(Source data)
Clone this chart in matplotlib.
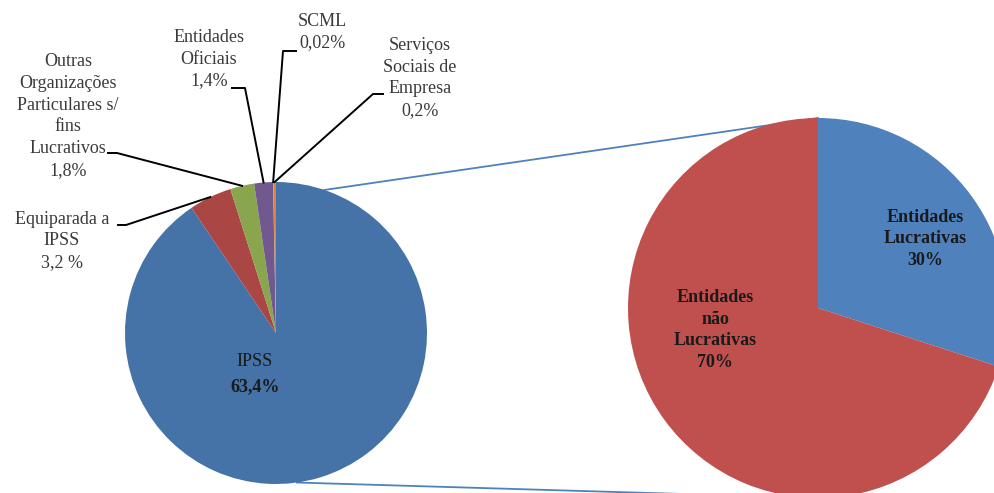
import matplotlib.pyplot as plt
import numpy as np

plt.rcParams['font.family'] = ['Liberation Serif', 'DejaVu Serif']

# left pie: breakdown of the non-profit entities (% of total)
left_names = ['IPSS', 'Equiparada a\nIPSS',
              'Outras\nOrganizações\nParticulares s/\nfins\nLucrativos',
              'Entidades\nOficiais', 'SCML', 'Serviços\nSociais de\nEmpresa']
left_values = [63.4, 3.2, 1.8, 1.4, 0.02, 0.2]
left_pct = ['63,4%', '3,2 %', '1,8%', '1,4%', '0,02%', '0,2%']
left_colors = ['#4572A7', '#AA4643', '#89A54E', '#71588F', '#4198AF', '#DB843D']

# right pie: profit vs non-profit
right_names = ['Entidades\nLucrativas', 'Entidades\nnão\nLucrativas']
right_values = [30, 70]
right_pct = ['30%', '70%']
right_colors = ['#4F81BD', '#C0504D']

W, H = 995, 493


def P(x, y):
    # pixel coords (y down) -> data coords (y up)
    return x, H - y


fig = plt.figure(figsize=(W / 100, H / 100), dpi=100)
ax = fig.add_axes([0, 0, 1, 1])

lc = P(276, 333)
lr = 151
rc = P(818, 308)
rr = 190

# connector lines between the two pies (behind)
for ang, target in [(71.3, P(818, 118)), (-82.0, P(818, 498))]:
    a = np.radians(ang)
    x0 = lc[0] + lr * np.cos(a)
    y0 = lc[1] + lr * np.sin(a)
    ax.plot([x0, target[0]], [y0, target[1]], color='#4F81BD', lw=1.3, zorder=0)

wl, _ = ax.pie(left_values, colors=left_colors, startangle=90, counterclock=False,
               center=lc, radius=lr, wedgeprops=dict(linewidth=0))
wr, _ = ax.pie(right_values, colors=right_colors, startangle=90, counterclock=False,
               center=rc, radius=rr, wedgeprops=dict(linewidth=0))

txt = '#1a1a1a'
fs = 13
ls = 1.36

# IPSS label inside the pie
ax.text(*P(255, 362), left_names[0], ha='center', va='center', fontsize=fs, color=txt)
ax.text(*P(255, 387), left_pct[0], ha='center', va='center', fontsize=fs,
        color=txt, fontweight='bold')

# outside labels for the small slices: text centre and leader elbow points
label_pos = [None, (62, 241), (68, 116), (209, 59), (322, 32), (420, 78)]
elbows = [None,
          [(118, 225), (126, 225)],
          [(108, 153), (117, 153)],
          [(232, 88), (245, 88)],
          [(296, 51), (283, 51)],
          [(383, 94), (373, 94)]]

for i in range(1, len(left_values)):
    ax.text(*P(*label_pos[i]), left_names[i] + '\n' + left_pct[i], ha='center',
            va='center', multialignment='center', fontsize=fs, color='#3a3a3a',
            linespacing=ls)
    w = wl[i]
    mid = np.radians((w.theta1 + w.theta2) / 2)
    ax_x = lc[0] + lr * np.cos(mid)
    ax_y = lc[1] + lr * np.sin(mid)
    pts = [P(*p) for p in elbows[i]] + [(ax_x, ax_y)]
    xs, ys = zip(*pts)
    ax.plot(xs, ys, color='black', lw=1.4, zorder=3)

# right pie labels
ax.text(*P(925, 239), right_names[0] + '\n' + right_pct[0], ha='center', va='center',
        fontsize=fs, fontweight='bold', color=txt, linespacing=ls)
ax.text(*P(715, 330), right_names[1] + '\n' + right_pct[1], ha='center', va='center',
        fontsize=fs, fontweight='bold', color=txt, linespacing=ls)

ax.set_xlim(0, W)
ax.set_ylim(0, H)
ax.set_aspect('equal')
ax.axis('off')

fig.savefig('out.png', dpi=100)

...

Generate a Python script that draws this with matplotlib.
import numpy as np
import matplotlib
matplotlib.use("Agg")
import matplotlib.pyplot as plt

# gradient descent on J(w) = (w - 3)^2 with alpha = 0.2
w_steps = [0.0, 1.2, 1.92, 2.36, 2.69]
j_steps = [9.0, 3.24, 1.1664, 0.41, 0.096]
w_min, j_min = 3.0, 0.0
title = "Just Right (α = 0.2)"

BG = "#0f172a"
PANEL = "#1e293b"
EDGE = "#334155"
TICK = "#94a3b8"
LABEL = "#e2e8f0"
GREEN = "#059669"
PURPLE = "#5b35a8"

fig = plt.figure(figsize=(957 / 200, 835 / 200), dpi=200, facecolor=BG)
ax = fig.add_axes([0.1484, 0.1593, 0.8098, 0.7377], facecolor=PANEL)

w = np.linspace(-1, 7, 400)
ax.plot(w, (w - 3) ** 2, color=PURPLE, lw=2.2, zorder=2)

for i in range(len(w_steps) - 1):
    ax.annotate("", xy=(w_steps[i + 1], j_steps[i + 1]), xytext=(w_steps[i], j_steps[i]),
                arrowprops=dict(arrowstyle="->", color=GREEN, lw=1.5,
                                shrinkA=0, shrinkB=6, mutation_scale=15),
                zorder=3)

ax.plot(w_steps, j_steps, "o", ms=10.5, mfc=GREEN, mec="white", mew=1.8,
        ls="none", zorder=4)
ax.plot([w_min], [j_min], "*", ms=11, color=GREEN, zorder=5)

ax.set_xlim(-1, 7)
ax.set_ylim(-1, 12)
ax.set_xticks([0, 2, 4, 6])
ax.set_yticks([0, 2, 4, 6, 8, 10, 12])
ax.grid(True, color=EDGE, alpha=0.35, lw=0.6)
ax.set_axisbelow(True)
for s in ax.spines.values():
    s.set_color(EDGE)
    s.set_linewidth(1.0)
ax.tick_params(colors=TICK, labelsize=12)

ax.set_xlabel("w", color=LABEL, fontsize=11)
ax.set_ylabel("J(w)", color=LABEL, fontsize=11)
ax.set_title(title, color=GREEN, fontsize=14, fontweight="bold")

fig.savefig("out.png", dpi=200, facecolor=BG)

---

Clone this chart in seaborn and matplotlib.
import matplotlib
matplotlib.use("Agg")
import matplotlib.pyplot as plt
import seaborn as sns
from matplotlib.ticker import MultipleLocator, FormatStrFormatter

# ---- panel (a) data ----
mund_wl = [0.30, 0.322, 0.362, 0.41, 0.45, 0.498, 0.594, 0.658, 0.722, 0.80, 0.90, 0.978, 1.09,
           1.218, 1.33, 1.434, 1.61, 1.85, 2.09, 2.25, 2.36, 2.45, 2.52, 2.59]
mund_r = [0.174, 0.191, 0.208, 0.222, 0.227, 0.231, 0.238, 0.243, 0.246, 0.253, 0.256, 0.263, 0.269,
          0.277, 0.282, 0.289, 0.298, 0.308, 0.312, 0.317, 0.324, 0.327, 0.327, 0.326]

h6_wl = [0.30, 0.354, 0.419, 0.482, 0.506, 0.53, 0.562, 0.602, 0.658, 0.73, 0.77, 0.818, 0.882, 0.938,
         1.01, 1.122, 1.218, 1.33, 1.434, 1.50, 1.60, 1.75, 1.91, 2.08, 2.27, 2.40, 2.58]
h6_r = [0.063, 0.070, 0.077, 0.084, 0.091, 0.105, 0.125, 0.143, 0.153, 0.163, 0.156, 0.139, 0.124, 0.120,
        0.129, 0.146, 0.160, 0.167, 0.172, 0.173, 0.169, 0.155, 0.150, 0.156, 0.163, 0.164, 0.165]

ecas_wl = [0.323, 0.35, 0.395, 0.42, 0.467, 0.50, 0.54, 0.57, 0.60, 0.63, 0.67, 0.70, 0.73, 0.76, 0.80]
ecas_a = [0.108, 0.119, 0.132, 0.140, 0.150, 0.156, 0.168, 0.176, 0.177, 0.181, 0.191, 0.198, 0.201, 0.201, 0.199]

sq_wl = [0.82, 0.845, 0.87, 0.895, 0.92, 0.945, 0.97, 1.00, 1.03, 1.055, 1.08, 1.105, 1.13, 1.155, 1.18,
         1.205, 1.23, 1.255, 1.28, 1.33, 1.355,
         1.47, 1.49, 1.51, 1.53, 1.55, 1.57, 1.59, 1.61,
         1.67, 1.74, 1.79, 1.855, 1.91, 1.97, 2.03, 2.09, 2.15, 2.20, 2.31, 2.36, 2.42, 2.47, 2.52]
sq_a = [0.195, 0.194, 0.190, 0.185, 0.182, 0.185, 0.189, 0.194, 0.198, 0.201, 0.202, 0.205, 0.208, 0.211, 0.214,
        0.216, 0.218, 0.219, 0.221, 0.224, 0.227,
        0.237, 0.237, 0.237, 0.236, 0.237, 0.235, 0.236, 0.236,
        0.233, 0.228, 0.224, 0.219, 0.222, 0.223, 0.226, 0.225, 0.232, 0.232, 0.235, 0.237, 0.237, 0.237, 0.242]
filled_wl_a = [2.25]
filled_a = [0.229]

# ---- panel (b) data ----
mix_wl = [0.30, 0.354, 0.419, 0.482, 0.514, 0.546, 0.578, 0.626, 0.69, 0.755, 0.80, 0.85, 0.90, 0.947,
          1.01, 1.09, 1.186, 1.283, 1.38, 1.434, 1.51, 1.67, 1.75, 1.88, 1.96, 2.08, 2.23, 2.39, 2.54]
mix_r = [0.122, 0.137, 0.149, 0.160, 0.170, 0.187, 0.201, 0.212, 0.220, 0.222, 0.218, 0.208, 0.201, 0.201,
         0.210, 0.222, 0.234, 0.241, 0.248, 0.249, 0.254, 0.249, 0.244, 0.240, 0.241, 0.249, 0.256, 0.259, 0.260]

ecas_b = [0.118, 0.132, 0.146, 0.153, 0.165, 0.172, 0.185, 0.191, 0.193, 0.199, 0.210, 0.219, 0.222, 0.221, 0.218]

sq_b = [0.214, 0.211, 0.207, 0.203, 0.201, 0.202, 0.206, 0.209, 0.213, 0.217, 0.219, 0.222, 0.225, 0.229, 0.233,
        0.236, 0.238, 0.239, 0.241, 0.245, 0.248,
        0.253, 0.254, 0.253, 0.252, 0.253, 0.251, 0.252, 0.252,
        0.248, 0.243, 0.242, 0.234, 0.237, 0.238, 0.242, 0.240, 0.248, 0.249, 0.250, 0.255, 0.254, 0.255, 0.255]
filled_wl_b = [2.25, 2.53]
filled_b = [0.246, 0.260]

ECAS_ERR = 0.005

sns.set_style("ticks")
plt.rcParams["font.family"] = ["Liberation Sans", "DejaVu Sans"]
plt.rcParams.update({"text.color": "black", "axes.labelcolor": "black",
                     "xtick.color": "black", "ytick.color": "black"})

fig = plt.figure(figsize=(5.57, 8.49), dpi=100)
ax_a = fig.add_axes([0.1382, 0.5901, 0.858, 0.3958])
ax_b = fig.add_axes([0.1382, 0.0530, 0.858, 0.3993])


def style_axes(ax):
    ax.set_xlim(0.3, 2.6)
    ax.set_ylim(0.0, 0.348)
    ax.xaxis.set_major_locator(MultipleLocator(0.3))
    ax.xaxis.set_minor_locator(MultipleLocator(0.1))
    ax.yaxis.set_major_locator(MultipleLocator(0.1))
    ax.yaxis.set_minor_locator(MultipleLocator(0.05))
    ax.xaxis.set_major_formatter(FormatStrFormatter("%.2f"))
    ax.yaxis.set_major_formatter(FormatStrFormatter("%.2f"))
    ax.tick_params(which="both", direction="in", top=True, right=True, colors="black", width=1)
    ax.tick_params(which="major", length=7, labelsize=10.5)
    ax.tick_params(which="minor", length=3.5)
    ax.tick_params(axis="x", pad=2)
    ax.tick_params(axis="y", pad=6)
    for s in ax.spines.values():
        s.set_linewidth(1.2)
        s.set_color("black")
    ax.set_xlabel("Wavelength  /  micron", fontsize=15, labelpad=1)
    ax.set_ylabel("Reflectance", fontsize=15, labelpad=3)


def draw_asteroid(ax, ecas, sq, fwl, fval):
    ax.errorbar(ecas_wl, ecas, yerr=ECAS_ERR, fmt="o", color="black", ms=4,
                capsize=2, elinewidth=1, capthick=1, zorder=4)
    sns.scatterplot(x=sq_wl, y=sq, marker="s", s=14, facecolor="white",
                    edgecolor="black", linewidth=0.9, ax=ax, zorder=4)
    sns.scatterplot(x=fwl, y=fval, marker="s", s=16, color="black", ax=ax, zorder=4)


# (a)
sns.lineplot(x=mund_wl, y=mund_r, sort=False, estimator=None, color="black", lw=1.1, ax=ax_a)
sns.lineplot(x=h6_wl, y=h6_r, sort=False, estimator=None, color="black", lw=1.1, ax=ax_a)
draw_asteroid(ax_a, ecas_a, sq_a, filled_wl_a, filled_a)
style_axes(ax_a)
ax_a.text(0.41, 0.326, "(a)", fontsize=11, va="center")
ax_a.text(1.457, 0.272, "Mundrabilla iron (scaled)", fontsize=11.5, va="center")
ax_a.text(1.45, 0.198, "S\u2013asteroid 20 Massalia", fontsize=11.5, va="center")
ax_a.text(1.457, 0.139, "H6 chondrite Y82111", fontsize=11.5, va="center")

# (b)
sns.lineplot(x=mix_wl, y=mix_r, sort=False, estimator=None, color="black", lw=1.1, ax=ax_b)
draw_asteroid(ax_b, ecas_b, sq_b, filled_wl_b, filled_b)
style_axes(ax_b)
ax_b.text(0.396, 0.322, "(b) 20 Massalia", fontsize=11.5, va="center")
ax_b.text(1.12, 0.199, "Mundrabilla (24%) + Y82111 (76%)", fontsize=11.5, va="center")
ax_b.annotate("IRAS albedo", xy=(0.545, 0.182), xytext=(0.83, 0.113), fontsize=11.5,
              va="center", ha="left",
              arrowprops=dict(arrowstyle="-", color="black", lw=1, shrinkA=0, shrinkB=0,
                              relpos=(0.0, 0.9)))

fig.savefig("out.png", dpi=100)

WORK TO DO: Skip the pictures and repeat, word for word, the lines from the one containing "Clone this chart in matplotlib." to the one containing "color=txt, fontweight='bold')", keeping both of those lines.

OUTPUT OF THE EXERCISE:
Clone this chart in matplotlib.
import matplotlib.pyplot as plt
import numpy as np

plt.rcParams['font.family'] = ['Liberation Serif', 'DejaVu Serif']

# left pie: breakdown of the non-profit entities (% of total)
left_names = ['IPSS', 'Equiparada a\nIPSS',
              'Outras\nOrganizações\nParticulares s/\nfins\nLucrativos',
              'Entidades\nOficiais', 'SCML', 'Serviços\nSociais de\nEmpresa']
left_values = [63.4, 3.2, 1.8, 1.4, 0.02, 0.2]
left_pct = ['63,4%', '3,2 %', '1,8%', '1,4%', '0,02%', '0,2%']
left_colors = ['#4572A7', '#AA4643', '#89A54E', '#71588F', '#4198AF', '#DB843D']

# right pie: profit vs non-profit
right_names = ['Entidades\nLucrativas', 'Entidades\nnão\nLucrativas']
right_values = [30, 70]
right_pct = ['30%', '70%']
right_colors = ['#4F81BD', '#C0504D']

W, H = 995, 493


def P(x, y):
    # pixel coords (y down) -> data coords (y up)
    return x, H - y


fig = plt.figure(figsize=(W / 100, H / 100), dpi=100)
ax = fig.add_axes([0, 0, 1, 1])

lc = P(276, 333)
lr = 151
rc = P(818, 308)
rr = 190

# connector lines between the two pies (behind)
for ang, target in [(71.3, P(818, 118)), (-82.0, P(818, 498))]:
    a = np.radians(ang)
    x0 = lc[0] + lr * np.cos(a)
    y0 = lc[1] + lr * np.sin(a)
    ax.plot([x0, target[0]], [y0, target[1]], color='#4F81BD', lw=1.3, zorder=0)

wl, _ = ax.pie(left_values, colors=left_colors, startangle=90, counterclock=False,
               center=lc, radius=lr, wedgeprops=dict(linewidth=0))
wr, _ = ax.pie(right_values, colors=right_colors, startangle=90, counterclock=False,
               center=rc, radius=rr, wedgeprops=dict(linewidth=0))

txt = '#1a1a1a'
fs = 13
ls = 1.36

# IPSS label inside the pie
ax.text(*P(255, 362), left_names[0], ha='center', va='center', fontsize=fs, color=txt)
ax.text(*P(255, 387), left_pct[0], ha='center', va='center', fontsize=fs,
        color=txt, fontweight='bold')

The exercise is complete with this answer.